This Callback<E> can seem a little scary; however, I think after we break down the code it will seem more approachable. This new function has two declared types of F and Ret. The F type must be a function which returns a type Ret and the function's lifetime must be 'static. The Ret which the function returns has to implement a Future that has no output, is Send safe, and has a 'static lifetime.
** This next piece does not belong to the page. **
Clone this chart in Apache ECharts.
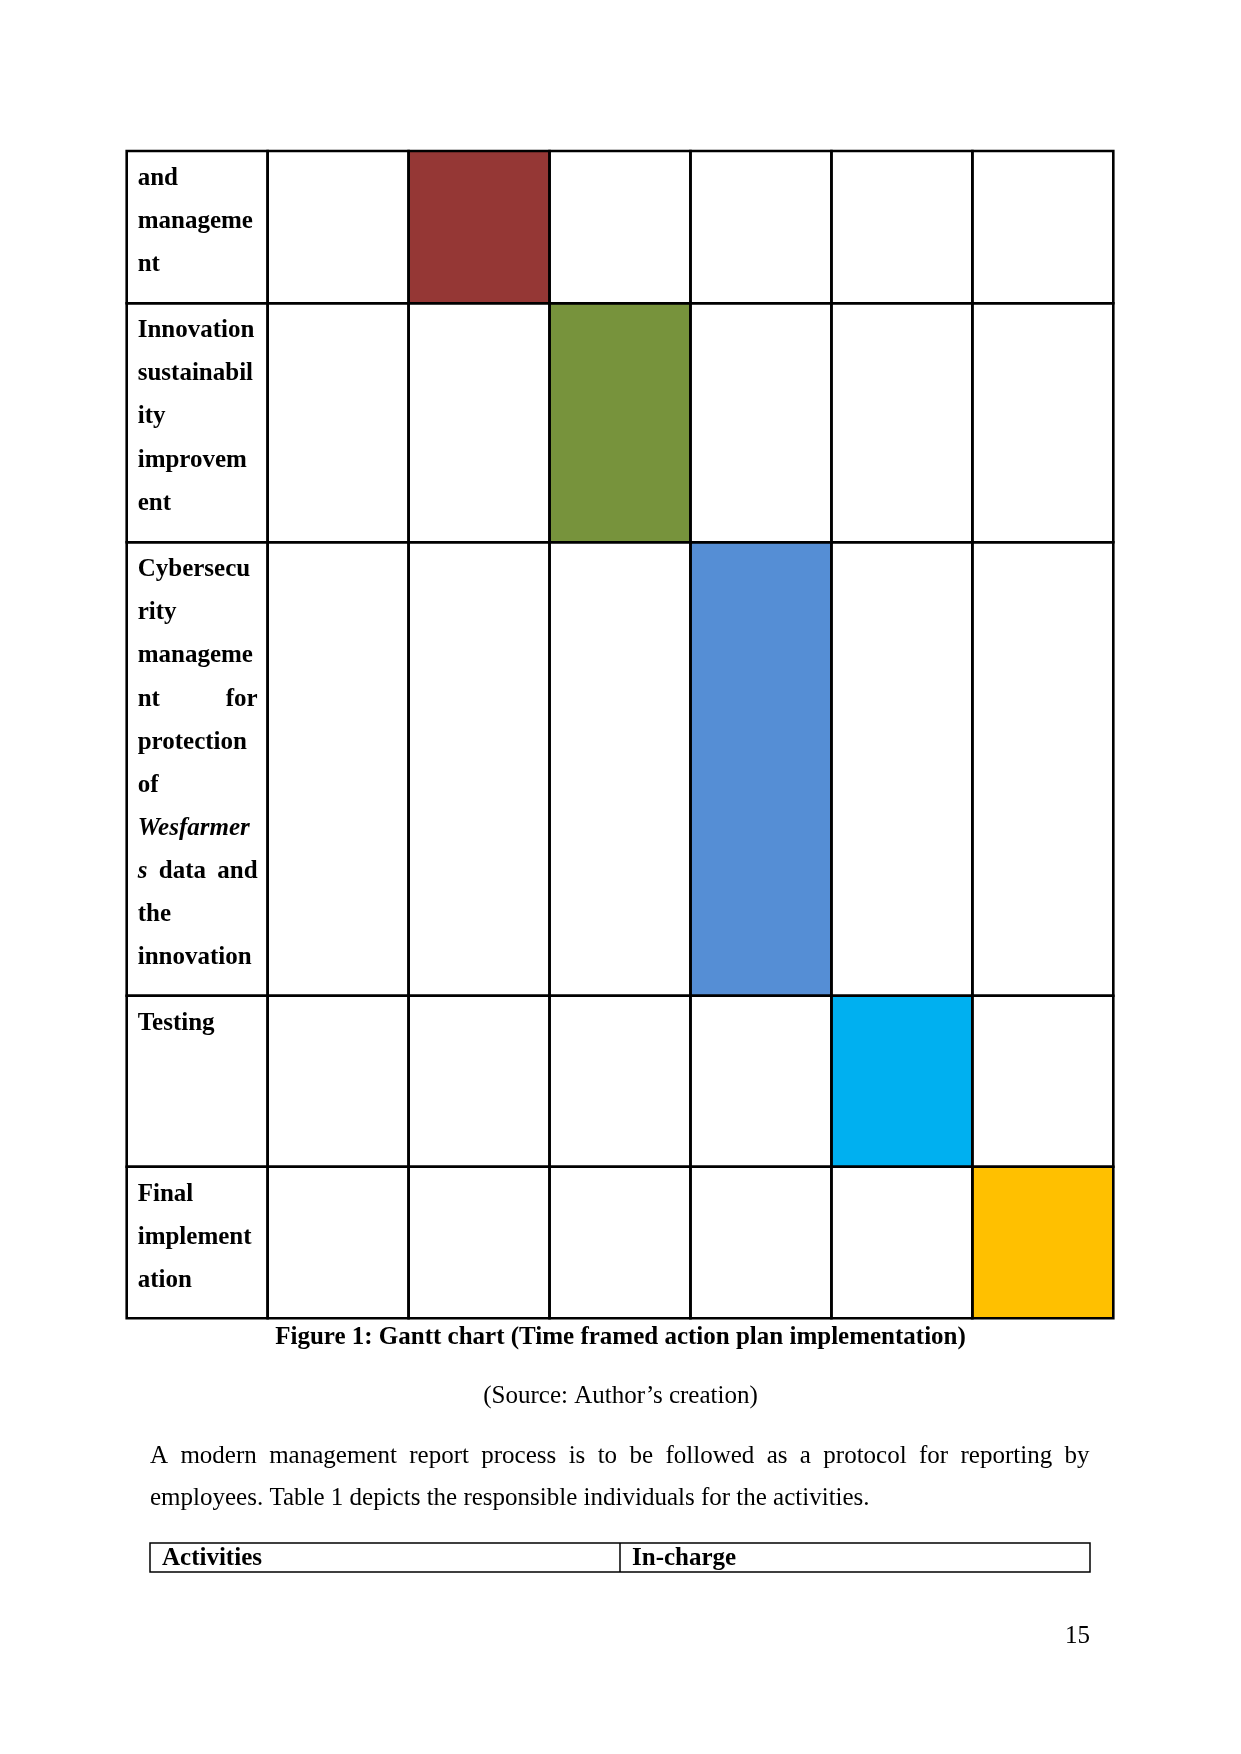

The Ret type of this signature is very important, it is what allows us to create our final callback. This future return is exactly what can be boxed into our Cb<E> from before. Inside of the method body a lambda is boxed up to create the BoxFuture when called. With that we now have a callback ready.

The Test

mod test {
    use super::Callback;
    use mockall::predicate::*;
    use mockall::*;

    #[cfg_attr(test, mockall::automock)]
    trait Foo {
        async fn say(&self, string: &str);
    }

    #[tokio::test]
    async fn example() {
        let mut foo = MockFoo::new();

        foo.expect_say()
            .with(predicate::eq("hello"))
            .returning(|_| ());

        foo.expect_say()
            .with(predicate::eq("goodbye"))
            .returning(|_| ());

        let cb = Callback::new(|foo: MockFoo| async move {
            foo.say("hello").await;
            foo.say("goodbye").await;
        });

        cb.call(foo).await;
    }
}